Critique | Musique

Don Pullen – The Complete Remastered Recordings

JAZZ | Le pianiste Don Pullen fut plus qu’une étoile filante de la great black music, comme le démontre l’intégrale de ses enregistrements pour le label Black Saint.

DON PULLEN, THE COMPLETE REMASTERED RECORDINGS ON BLACK SAINT & SOUL NOTE, 7 CD SET BXS 1017 CAMJAZZ (HARMONIA MUNDI). *****

Révélé par Charles Mingus dont il fut le pianiste des derniers enregistrements majeurs (Moves, Carnegie Hall, les séminaux Change One et Change Two, tous publiés en 1974), Don Pullen (né en 1944 et qui fit ses débuts discographiques aux côtés de Giuseppi Logan dans les années 60) succédait, dans ce rôle, à Jackie Byard qu’il sut parfaitement remplacer grâce à des racines musicales plongeant dans le rythm’n’blues et à la capacité, comme son prédécesseur, à jouer tous les styles de piano, du ragtime au free jazz.

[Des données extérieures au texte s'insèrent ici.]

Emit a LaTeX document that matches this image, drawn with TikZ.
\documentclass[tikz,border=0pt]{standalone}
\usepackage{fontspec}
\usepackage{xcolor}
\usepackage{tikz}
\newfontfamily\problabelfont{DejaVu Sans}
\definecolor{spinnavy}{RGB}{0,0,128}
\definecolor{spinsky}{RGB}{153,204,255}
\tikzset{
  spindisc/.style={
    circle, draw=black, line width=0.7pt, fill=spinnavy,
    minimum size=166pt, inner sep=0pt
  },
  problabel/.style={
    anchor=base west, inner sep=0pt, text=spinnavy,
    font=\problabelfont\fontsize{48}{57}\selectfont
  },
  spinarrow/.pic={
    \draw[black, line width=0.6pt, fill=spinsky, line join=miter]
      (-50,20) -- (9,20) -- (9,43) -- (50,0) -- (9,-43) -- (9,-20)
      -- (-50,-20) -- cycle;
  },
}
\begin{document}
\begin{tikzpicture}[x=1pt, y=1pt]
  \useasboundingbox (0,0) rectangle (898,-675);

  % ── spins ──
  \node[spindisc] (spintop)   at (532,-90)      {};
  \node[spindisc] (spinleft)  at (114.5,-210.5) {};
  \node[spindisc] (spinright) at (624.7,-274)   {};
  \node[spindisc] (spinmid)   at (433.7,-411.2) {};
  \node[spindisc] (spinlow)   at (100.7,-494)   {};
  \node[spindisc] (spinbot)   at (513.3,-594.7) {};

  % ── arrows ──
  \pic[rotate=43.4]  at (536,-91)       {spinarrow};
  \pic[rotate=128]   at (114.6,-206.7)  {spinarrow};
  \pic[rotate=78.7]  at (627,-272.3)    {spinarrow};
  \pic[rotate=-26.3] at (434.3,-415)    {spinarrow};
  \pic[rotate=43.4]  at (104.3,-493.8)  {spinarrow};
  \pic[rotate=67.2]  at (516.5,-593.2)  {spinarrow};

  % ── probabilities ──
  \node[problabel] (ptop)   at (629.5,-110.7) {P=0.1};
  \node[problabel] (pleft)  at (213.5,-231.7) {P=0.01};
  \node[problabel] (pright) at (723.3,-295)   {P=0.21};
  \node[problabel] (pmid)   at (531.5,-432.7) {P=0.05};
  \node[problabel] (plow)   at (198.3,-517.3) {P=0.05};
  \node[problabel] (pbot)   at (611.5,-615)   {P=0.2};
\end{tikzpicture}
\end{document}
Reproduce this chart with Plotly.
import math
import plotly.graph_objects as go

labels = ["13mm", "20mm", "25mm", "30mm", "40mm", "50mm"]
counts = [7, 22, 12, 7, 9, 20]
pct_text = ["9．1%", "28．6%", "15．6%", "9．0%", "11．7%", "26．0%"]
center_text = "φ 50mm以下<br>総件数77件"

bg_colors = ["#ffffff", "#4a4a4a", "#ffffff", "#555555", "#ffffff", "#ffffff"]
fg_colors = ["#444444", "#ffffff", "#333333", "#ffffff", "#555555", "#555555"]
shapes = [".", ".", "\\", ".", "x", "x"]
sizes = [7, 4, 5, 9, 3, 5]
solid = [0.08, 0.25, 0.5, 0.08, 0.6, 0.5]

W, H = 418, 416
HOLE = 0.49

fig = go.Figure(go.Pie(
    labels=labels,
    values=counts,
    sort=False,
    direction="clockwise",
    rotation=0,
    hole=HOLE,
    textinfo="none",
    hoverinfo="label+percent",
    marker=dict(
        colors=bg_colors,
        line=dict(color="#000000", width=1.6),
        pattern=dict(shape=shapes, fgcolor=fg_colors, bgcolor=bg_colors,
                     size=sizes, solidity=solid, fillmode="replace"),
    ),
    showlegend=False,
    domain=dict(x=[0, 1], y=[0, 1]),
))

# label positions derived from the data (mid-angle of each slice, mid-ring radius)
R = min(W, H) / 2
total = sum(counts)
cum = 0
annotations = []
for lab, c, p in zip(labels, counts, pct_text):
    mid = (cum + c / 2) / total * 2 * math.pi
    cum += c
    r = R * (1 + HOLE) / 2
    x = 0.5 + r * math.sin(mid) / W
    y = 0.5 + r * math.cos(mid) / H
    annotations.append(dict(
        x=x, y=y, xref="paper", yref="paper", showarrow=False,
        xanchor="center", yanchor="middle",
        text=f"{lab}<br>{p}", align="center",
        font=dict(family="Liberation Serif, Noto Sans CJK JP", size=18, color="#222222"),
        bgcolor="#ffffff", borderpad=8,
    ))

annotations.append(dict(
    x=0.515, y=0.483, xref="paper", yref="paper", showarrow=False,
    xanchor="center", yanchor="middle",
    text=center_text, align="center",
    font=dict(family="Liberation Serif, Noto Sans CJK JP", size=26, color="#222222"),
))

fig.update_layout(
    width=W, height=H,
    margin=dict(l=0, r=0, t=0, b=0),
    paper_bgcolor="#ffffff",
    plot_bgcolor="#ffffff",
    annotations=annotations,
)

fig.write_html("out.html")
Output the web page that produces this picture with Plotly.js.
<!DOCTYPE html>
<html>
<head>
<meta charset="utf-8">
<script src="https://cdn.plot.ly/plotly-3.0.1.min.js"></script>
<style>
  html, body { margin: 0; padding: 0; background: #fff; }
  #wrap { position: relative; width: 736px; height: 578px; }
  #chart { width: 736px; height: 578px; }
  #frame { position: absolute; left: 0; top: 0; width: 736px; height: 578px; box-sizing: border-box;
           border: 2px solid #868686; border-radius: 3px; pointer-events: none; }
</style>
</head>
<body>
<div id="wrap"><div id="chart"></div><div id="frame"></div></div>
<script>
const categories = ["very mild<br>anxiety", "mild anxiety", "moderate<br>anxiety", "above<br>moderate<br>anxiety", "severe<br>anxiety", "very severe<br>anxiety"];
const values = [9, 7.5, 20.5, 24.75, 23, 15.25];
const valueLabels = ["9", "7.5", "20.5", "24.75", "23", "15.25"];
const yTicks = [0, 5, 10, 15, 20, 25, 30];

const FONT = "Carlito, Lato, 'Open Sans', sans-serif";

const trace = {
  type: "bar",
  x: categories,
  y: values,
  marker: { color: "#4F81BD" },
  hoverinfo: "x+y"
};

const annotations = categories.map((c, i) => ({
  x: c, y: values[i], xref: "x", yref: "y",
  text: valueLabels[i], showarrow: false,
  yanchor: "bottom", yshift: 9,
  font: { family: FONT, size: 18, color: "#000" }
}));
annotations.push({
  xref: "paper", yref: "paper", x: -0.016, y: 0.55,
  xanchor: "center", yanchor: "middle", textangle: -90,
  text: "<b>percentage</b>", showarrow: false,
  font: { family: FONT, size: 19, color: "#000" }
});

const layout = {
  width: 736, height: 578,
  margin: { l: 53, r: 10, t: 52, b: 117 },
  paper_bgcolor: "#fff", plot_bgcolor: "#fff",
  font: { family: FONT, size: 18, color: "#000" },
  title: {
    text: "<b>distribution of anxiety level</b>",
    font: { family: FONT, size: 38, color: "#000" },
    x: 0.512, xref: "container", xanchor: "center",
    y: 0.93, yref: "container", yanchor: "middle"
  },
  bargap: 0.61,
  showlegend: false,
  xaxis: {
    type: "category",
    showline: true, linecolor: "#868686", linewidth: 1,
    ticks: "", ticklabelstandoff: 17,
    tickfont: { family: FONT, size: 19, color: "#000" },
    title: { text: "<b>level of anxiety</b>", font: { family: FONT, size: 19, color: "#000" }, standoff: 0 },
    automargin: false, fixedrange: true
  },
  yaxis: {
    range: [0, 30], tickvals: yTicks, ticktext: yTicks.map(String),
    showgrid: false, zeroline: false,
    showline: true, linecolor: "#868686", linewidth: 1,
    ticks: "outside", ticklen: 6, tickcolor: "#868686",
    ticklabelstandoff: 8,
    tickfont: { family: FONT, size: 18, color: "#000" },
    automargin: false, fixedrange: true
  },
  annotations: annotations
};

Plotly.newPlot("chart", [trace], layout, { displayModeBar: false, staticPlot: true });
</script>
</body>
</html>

Les rencontres musicales qu’il fit à cette occasion (le saxophoniste George Adams et le batteur Dany Richmond) mèneront à la création du quartette Adams-Pullen avec lequel il enregistrera, de 1979 jusqu’à la mort du batteur en 1988, onze albums. Pourtant, plus que chez Mingus ou au sein de ce groupe qui cédait parfois à la facilité, le véritable legs musical de Don Pullen est à chercher dans les disques publiés sous l’étiquette Black Saint.

Percussif et sensuel

Réunis dans un coffret minimaliste, les 7 albums enregistrés entre 1976 et 1985 par le label italien permettent de (re)découvrir le pianiste dans différentes formules instrumentales et artistiques, entouré des grands de l’époque -Sam Rivers, Joseph Jarman, Chico Freeman, Don Moye, Olu Dara et Fred Hopkins en tête. Même si tout ici est d’un niveau superlatif, on mettra d’abord en avant les deux albums en solitaire du pianiste, dont le foisonnement créatif démontre sa formidable capacité à jongler avec les styles. Les évidentes parentés qu’il entretient avec Cecil Taylor, dont il possède la puissance percussive et le débit torrentiel dans les pièces les plus free (Healing Force, 1976), comme avec son mentor Muhal Richard Abrams, au sein de titres plus composés (Evidence of Things Unseen, 1983), ne gomment en rien une authentique personnalité qui a su faire sienne la densité du premier comme la versatilité féconde du second. En tête-à-tête avec le batteur Don Moye (Milano Strut, 1978), c’est du côté explosif de Taylor qu’il semble pencher entièrement -mais avec une sensualité et un sens de l’organisation dramatique qui renvoient à Abrams. Aux côtés de Don Moye, à nouveau, et du partenaire de ce dernier au sein de l’Art Ensemble Of Chicago, le saxophoniste, clarinettiste et flûtiste Joseph Jarman (The Magic Triangle, 1979), il offre un précipité de cette « Great Black Music » dont l’AEOC fut le premier chantre -avec en prime un blues chanté par ses soins. Les deux disques en quartette ont toujours été considérés (on ne sait trop pourquoi) comme les poids légers de sa discographie. Pourtant, en les réécoutant, ce sont tous deux (Capricorn Rising, 1975 et Warriors, 1978) de petites perles free. Le premier offre un duel au couteau entre le pianiste et le légendaire Sam Rivers (saxophones soprano et ténor, flûte), alors que le second (Chico Freeman au ténor) relève plus de l’aventure collective. Enfin, en quintette (The Sixth Sense, 1985), il témoigne de ses qualités d’arrangeur dans un ensemble néo-bop mais aux interventions solistes (les siennes comme celles d’Olu Dara à la trompette) toujours aussi fulgurantes.